Is our personal spiritual journey one where we play it safe or are we willing to take risks? It is a risk to mention the Gospel to others. They may hate us, or dismiss us as nut cases, or they may believe and be saved. Many Christians take their faith and bury it (Matthew 25:18, 24-30), but Christianity is meant to spread. In the Parable of the Talents Jesus likened the path that he would prefer a Christian to take to making business investments. A common practice in ancient times, before banking became common, was to bury money in the ground. It was the safe route. But Jesus does not want us to take the safe route with the spiritual investments that he has left us. He wants us to take risks and grow his investment. People are his treasure.
What God Requires of the Wealthy
As class warfare threatens, a question needs to be asked: What does God require of the wealthy? Wealth can be gained by good or evil means. Wealthy people also have a greater capacity for good or evil. Wealth does bring a greater responsibility for doing good in the world. In Matthew 25:14-30, Jesus went on to illustrate how those who have been given much can do so much more for God. In Luke 12:41-48 he reminded us that to whom much is given much is required. Warren Buffett has been preaching that the wealthy need to pay a greater share of taxes, but that is only a small part of the story. Wealthy people have far more capacity to show love to their neighbors in practical ways than the average person. Love for neighbor is what God requires.
A Gamble vs the Safe Route
Some Christians are totally against gambling, meaning games of chance. Those same Christians rarely criticize farmers, job-hunters or entrepreneurs for taking a calculated gamble. The truth is there are stupid gambles where the odds are terrible, like state lotteries, most Casino games and jumping into business with inadequate preparation. There are also calculated gambles, like starting a business after thorough preparation, having car insurance or planting a crop of potatoes. In Matthew 25:18, 24-30, Jesus staked a group of people and he asked them to take a gamble with his money. He did not ask them to take any foolish risks, but to take a chance never-the-less. Sometimes in life we simply need to step out and take a gamble. Remember, it was the person who took the safe route who was criticized in the Parable of the Talents.
Grace is a Risk
Rather than take a risk that people may abuse freedoms, the legalistic solution is to ban them. We try to be more righteous than Jesus, ignoring Bible passages which reveal many such things as blessings from God if used rightly. Ban lists down through the ages have included topics like sex, dancing, alcohol, and card-playing. Grace is a risk. Legalism is not. Matthew 25:18, 24-30 encourages us to take the risk of grace. Yet we seek the safe route, put all our blessings in a napkin and bury them in the ground. Let’s not live life as if we just sucked on a sour lemon. Legalism seems safe but it is not. It is a prison. Jesus did not obey such silly Pharisaic taboos. Instead he took giant risks, dying on a cross so that some might be saved.
The Greatest Talent
Does The Parable of the Talents (Matthew 25:14-30) justify profit by any means? Does it justify paying poverty wages, cheating customers and other dishonest business practices as long as the profit is there? The parable is about the kingdom of heaven, so ought talents from God be used for dishonest worldly practices? The talents are spiritual gifts and the bonuses are given to those who are the most productive for the kingdom of heaven. When we deceive ourselves that we have greater value than others and then cheat our neighbors aren’t we really worldly and not spiritual? Does not the parable picture someone who produced the most in loving God and neighbor? Is not the greatest reward for the greatest obedience to the greatest command? Is not the greatest talent in the kingdom of heaven the capacity to love?
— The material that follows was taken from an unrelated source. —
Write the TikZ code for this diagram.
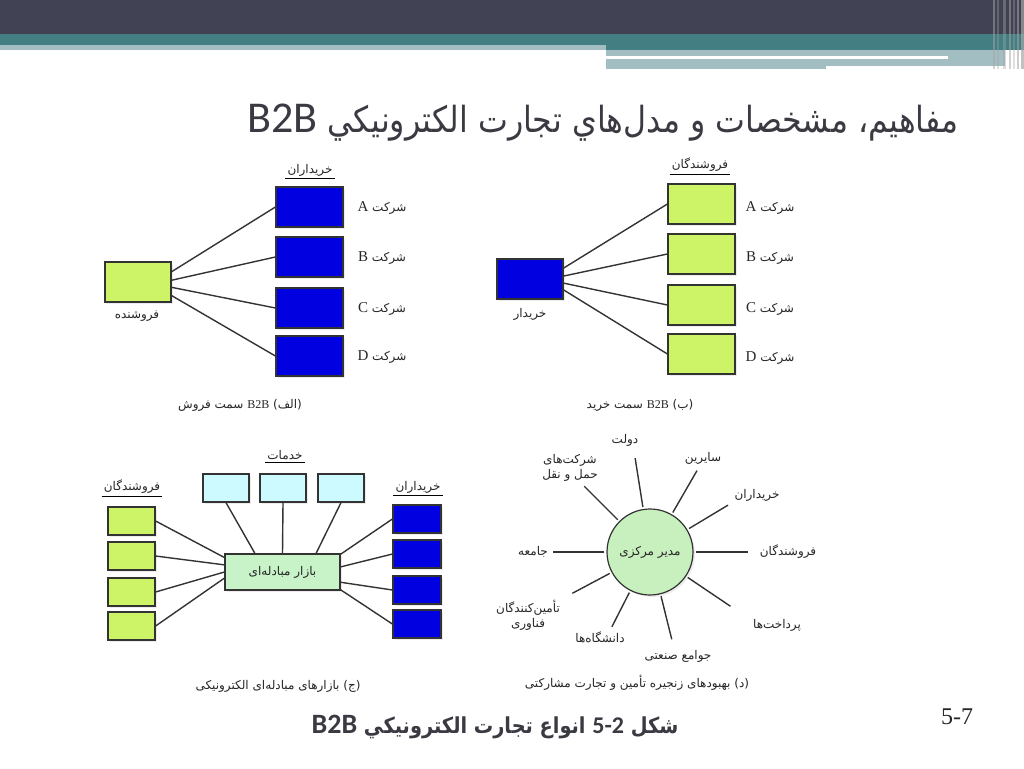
\documentclass[tikz,border=0pt]{standalone}
\usepackage{fontspec}
\usepackage{tikz}
\usetikzlibrary{shadows}
\TeXXeTstate=1
\setmainfont{Liberation Serif}
\newfontfamily\arabicfont[Script=Arabic]{DejaVu Sans}
\newfontfamily\arabicnarrow[Script=Arabic,FakeStretch=0.88]{DejaVu Sans}
\newfontfamily\headfont{Carlito}
\newcommand{\fa}[1]{{\arabicfont\beginR #1\endR}}
\newcommand{\fanarrow}[1]{{\arabicnarrow\beginR #1\endR}}
\newcommand{\ltr}[1]{\beginL{\rmfamily #1}\endL}
\definecolor{hdark}{RGB}{66,66,85}
\definecolor{hteal}{RGB}{67,126,130}
\definecolor{hlight}{RGB}{163,190,194}
\definecolor{titlegray}{RGB}{58,58,66}
\definecolor{limeg}{RGB}{204,244,102}
\definecolor{boxblue}{RGB}{0,0,225}
\definecolor{servcyan}{RGB}{204,250,255}
\definecolor{mktgreen}{RGB}{200,242,200}
\definecolor{hubgreen}{RGB}{200,240,190}

\begin{document}
\begin{tikzpicture}[x=1pt,y=-1pt,
  box/.style={draw=black!80,line width=1.2pt,inner sep=0pt,
    drop shadow={shadow xshift=2pt,shadow yshift=-2pt,fill=black!15}},
  sellbox/.style={box,fill=limeg},
  buybox/.style={box,fill=boxblue},
  servbox/.style={box,fill=servcyan},
  lbl/.style={font=\fontsize{12}{15}\selectfont,text=black!85,inner sep=1pt},
  hdr/.style={lbl,inner sep=2pt},
  link/.style={draw=black!80,line width=1.4pt}]
\useasboundingbox (0,0) rectangle (1024,768);
%header bars
\fill[hdark] (0,0) rectangle (1024,34);
\fill[hteal] (0,34) rectangle (1024,45);
\fill[hteal] (606,45) rectangle (1024,50);
\fill[hlight] (0,45) rectangle (606,50);
\fill[hlight] (606,50) rectangle (1005,66);
\fill[hlight] (606,66) rectangle (826,69);
\fill[white] (606,56) rectangle (948,59);
\foreach \x/\w/\o in {993/2/.5,997/1.5/.35,1003/3/.4,1009/1.5/.5,1013/1.5/.35,1017/2/.55,1021/3/.7}
  \fill[gray!70,opacity=\o] (\x,0) rectangle (\x+\w,69);
\node[anchor=east,text=titlegray,font=\fontsize{36}{40}\selectfont] (title) at (962,123)
  {\fanarrow{مفاهیم، مشخصات و مدل‌هاي تجارت الكترونيكي \ltr{\headfont\fontsize{44}{44}\selectfont B2B}}};

%sell-side
\node[sellbox,minimum width=66pt,minimum height=40pt] (sel) at (138,282) {};
\node[lbl] (selname) at (137,316) {\fa{فروشنده}};
\node[hdr] (abhdr) at (310,170) {\fa{خریداران}};
\draw (abhdr.south west) -- (abhdr.south east);
\foreach \n/\y in {A/207,B/257,C/308,D/356}{
  \node[buybox,minimum width=67pt,minimum height=40pt] (ab\n) at (309.5,\y) {};
  \node[lbl] (abl\n) at (382,\y+1) {\fa{شرکت \ltr{\fontsize{15}{15}\selectfont\n}}};
}
\foreach \n/\a in {A/17,B/3,C/-9,D/-22}
  \draw[link] (sel.\a) -- (ab\n.west);
\node[lbl] (acap) at (240,405) {\fa{(الف) \ltr{B2B} سمت فروش}};

%buy-side
\node[buybox,minimum width=66pt,minimum height=40pt] (buy) at (530,279) {};
\node[lbl] (buyname) at (530,314) {\fa{خریدار}};
\node[hdr] (bshdr) at (700,165) {\fa{فروشندگان}};
\draw (bshdr.south west) -- (bshdr.south east);
\foreach \n/\y in {A/204,B/254,C/305,D/354}{
  \node[sellbox,minimum width=67pt,minimum height=40pt] (bs\n) at (701.5,\y) {};
  \node[lbl] (bsl\n) at (770,\y+4) {\fa{شرکت \ltr{\fontsize{15}{15}\selectfont\n}}};
}
\foreach \n/\a in {A/18,B/5,C/-7,D/-18}
  \draw[link] (buy.\a) -- (bs\n.west);
\node[lbl] (bcap) at (640,405) {\fa{(ب) \ltr{B2B} سمت خرید}};

%exchanges
\node[box,fill=mktgreen,minimum width=115pt,minimum height=36pt,lbl] (mkt) at (282.5,572) {\fa{بازار مبادله‌ای}};
\node[hdr] (cshdr) at (132,487) {\fa{فروشندگان}};
\draw (cshdr.south west) -- (cshdr.south east);
\node[hdr] (cvhdr) at (285,455) {\fa{خدمات}};
\draw (cvhdr.south west) -- (cvhdr.south east);
\node[hdr] (cbhdr) at (418,487) {\fa{خریداران}};
\draw (cbhdr.south west) -- (cbhdr.south east);
\foreach \i/\y/\a in {1/521/166,2/556/173,3/592/180,4/626/186}{
  \node[sellbox,minimum width=47pt,minimum height=28pt] (cs\i) at (131.5,\y) {};
  \draw[link] (cs\i.east) -- (mkt.\a);
}
\foreach \i/\x/\a in {1/226/146,2/283/90,3/341/29}{
  \node[servbox,minimum width=46pt,minimum height=28pt] (cv\i) at (\x,488) {};
  \draw[link] (cv\i.south) -- (mkt.\a);
}
\foreach \i/\y/\a in {1/519/17,2/554/5,3/590/-10,4/624/-17}{
  \node[buybox,minimum width=48pt,minimum height=28pt] (cb\i) at (417,\y) {};
  \draw[link] (mkt.\a) -- (cb\i.west);
}
\node[lbl] (ccap) at (278,686) {\fa{(ج) بازارهای مبادله‌ای الکترونیکی}};

%supply chain hub
\node[circle,draw=black!80,line width=1.2pt,fill=hubgreen,minimum size=86pt,lbl,
  drop shadow={shadow xshift=2pt,shadow yshift=-2pt,fill=black!15}] (hub) at (650,552) {\fa{مدیر مرکزی}};
\foreach \a/\r/\n in {99/95/d1,60/94/d2,31/91/d3,0/98/d4,-34/97/d5,-76/90/d6,-117/84/d7,-152/88/d8,180/97/d9,135/93/d10}{
  \coordinate (\n) at ([shift={(\a:\r pt)}]hub.center);
  \draw[link] ([shift={(\a:2pt)}]hub.\a) -- (\n);
}
\node[lbl] (dlt) at (625,440) {\fa{دولت}};
\node[lbl] (oth) at (703,458) {\fa{سایرین}};
\node[lbl] (byr) at (757,495) {\fa{خریداران}};
\node[lbl] (slr) at (788,552) {\fa{فروشندگان}};
\node[lbl] (pay) at (777,625) {\fa{پرداخت‌ها}};
\node[lbl] (ind) at (678,656) {\fa{جوامع صنعتی}};
\node[lbl] (uni) at (600,637) {\fa{دانشگاه‌ها}};
\node[lbl,align=center] (tec) at (528,615) {\fa{تأمین‌کنندگان}\\\fa{فناوری}};
\node[lbl] (soc) at (533,552) {\fa{جامعه}};
\node[lbl,align=center] (trn) at (570,468) {\fa{شرکت‌های}\\\fa{حمل و نقل}};
\node[lbl] (dcap) at (637,683) {\fa{(د) بهبودهای زنجیره تأمین و تجارت مشارکتی}};

%footer
\node[text=titlegray,font=\fontsize{22}{26}\selectfont\bfseries] (foot) at (495,727)
  {\fanarrow{شکل \ltr{\headfont\fontsize{24}{24}\selectfont 5-2} انواع تجارت الكترونيكي \ltr{\headfont\fontsize{28}{28}\selectfont B2B}}};
\node[text=black!85,font=\fontsize{24}{28}\selectfont] (pg) at (957,717) {5-7};
\end{tikzpicture}
\end{document}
Same Salvation Different Rewards
Is equal pay for the lazy and the hard-working fair? Does the Parable of the Talents (Matthew 25:14-30) indicate that it is right to base pay upon an employee’s ability, diligence and results? Bible passages indicate a double share of inheritance for firstborns (Deuteronomy 21:17) and a double honorarium or pay for diligent preachers (1 Timothy 5:17). Is God okay with giving someone five times more investment capital and paying ten times what another received? Is God also okay with giving the productive person a ten percent raise on top of their great reward? What would God say about grossly excessive salaries that are perhaps hundreds of times more? Ultimate justice will be handed out in eternity where there will be the same salvation but different rewards based on what we do with what God gave us.
Some Important Spiritual Questions
The Parable of the Talents (Matthew 25:14-30) highlights some important spiritual questions. Is the kingdom of heaven a society of equals or does God give different abilities and levels of responsibility? If the spiritually productive are good and faithful, are the spiritually unproductive lazy and evil? Is the safe route sometimes in reality the riskiest of all leading to ultimate failure? Can faithfulness in small things lead to great things and can unfaithfulness in the smallest things lead to complete failure? Should we waste time criticizing the boss as too hard, or just get on with the job? Do spiritually successful people just get straight to work? Is it fear that often produces failure? Do those who produce more deserve more? What does the extra talent awarded to the most successful say about excessive versus moderate reward for effort?
7 Churches Different Rewards
The Parable of the Talents (Matthew 25:14-30) has relevance to the letters to 7 churches of Revelation 2-3. If you have a red-letter Bible, you will notice these are also words of Jesus. Victorious Ephesians are rewarded with rights to the tree of life. Smyrnan overcomers will not be hurt by the second death. Victorious Pergamenians will receive hidden manna and a special reward. Thyatiran overcomers will receive power over nations. Victorious Sardians will be dressed in white and listed in the book of life. Philadelphian overcomers will be pillars in God’s temple. Victorious Laodiceans will be given positions with Christ on his throne. It seems that some of these churches are only given eternal life while others also have great positions over nations, in the temple or at the very throne of Christ based upon what they overcame.
The Parable of the Talents (Matthew 25:14-30) does not seem to cover all possible scenarios. For instance, what if a servant did not bury his talent but lost it to bad investments? This parable is not talking about worldly money but spiritual capital. Heaven’s investments cannot fail because they are the currency of a kingdom which cannot fail. The only way to failure is to do nothing, to bury the gift of God in the ground. If used, it will produce fruit. What if a servant was given a large sum and decided to steal it and run? Again, we are not talking about a worldly master here but God and his kingdom. There simply is nowhere to run from God. The only thing that we can do with spiritual gifts received is either use them or bury them.
God has made an investment in you and me. He expects a return in spiritual capital. What are we doing with the spiritual gifts that God has given us?